> _What is expected_
Retype the opening lines of the data exactly, stopping after the line that contains "const yTicks = [0.0, 0.2, 0.4, 0.6, 0.8, 1.0];". Skip every picture.
........
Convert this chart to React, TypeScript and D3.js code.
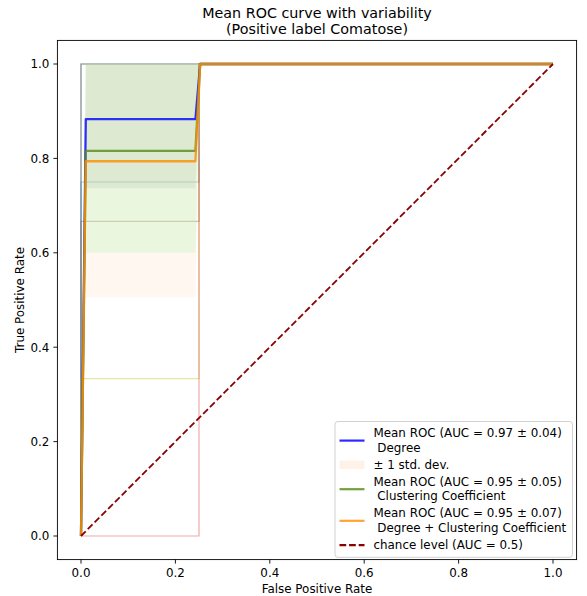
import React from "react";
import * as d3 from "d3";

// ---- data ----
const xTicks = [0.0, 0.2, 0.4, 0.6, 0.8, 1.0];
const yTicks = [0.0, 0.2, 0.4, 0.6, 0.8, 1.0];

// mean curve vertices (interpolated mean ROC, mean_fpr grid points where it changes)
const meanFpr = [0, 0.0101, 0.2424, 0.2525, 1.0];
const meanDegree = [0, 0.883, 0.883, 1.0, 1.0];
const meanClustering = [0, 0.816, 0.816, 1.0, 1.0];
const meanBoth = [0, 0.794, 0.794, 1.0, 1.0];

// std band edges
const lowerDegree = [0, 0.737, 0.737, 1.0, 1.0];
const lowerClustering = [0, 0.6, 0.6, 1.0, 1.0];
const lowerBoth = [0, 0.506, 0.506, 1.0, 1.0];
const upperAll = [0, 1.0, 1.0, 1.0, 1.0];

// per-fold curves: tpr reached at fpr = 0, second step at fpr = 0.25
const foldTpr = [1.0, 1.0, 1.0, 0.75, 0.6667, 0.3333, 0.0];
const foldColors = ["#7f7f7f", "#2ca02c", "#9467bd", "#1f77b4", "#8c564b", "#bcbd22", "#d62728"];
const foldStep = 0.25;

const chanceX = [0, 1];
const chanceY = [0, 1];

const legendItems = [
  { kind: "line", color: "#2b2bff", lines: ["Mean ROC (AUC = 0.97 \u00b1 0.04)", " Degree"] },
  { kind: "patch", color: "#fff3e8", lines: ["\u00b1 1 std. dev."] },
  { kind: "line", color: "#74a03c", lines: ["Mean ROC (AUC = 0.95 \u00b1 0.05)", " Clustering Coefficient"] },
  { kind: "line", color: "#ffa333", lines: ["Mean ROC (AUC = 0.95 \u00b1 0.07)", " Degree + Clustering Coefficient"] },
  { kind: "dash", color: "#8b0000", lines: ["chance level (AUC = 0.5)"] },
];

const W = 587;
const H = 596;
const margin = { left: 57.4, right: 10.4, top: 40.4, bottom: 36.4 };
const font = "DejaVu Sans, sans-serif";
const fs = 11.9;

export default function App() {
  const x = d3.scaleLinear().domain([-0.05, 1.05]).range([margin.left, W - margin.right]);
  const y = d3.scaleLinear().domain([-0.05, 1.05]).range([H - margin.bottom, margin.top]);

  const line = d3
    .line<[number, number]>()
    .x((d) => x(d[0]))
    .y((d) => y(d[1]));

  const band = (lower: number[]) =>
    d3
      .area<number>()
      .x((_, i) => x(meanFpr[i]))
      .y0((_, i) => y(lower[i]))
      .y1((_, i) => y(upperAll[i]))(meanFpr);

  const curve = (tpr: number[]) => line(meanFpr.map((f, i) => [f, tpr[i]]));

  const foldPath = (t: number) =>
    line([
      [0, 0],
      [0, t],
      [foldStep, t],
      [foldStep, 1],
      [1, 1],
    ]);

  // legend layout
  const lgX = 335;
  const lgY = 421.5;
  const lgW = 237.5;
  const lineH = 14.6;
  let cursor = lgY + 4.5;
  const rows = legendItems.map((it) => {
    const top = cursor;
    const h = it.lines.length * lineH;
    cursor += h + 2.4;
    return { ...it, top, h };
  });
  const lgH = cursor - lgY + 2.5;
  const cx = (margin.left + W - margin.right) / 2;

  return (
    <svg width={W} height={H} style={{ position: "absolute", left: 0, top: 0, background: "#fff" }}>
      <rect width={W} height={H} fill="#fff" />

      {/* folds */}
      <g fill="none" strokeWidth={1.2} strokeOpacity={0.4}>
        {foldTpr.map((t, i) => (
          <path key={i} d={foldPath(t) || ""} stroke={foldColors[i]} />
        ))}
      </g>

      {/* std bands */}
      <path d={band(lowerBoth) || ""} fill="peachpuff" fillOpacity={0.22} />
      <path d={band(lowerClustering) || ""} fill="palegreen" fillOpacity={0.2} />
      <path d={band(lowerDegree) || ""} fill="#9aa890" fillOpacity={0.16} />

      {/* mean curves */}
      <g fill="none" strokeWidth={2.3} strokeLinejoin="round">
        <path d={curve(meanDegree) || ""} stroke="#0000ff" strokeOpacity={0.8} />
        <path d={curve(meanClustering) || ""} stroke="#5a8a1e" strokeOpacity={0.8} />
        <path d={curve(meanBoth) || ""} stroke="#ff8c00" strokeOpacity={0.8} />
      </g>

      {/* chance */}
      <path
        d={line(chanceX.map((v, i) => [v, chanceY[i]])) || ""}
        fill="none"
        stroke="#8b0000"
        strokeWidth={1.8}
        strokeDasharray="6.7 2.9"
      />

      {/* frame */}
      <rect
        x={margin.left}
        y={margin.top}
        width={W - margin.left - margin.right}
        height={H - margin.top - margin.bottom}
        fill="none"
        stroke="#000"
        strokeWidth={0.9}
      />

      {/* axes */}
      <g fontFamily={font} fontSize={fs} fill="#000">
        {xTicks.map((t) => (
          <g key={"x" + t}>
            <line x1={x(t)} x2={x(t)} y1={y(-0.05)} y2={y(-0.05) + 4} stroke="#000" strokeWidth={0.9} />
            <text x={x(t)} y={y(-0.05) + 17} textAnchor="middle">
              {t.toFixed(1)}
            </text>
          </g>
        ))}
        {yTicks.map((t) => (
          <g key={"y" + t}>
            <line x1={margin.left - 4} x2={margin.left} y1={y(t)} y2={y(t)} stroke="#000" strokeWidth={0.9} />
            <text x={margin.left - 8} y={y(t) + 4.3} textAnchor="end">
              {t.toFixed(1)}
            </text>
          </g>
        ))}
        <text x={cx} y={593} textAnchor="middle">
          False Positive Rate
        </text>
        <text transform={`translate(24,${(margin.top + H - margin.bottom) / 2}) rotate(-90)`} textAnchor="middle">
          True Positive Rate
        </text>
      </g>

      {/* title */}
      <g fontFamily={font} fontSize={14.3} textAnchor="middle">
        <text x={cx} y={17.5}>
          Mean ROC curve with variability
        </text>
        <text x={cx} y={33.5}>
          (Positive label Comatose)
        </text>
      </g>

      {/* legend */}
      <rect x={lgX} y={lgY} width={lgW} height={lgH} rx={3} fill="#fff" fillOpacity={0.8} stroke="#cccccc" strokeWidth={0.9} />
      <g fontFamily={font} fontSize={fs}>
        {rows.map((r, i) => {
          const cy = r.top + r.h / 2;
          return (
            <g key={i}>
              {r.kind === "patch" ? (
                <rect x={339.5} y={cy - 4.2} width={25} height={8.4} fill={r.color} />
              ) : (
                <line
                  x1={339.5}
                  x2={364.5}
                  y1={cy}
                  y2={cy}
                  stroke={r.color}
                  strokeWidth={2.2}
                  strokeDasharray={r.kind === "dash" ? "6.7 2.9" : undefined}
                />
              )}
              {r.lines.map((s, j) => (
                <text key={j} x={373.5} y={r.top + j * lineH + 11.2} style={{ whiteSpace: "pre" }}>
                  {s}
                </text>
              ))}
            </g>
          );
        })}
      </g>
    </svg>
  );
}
........
> _Response below_
Convert this chart to React, TypeScript and D3.js code.
import React from "react";
import * as d3 from "d3";

// ---- data ----
const xTicks = [0.0, 0.2, 0.4, 0.6, 0.8, 1.0];
const yTicks = [0.0, 0.2, 0.4, 0.6, 0.8, 1.0];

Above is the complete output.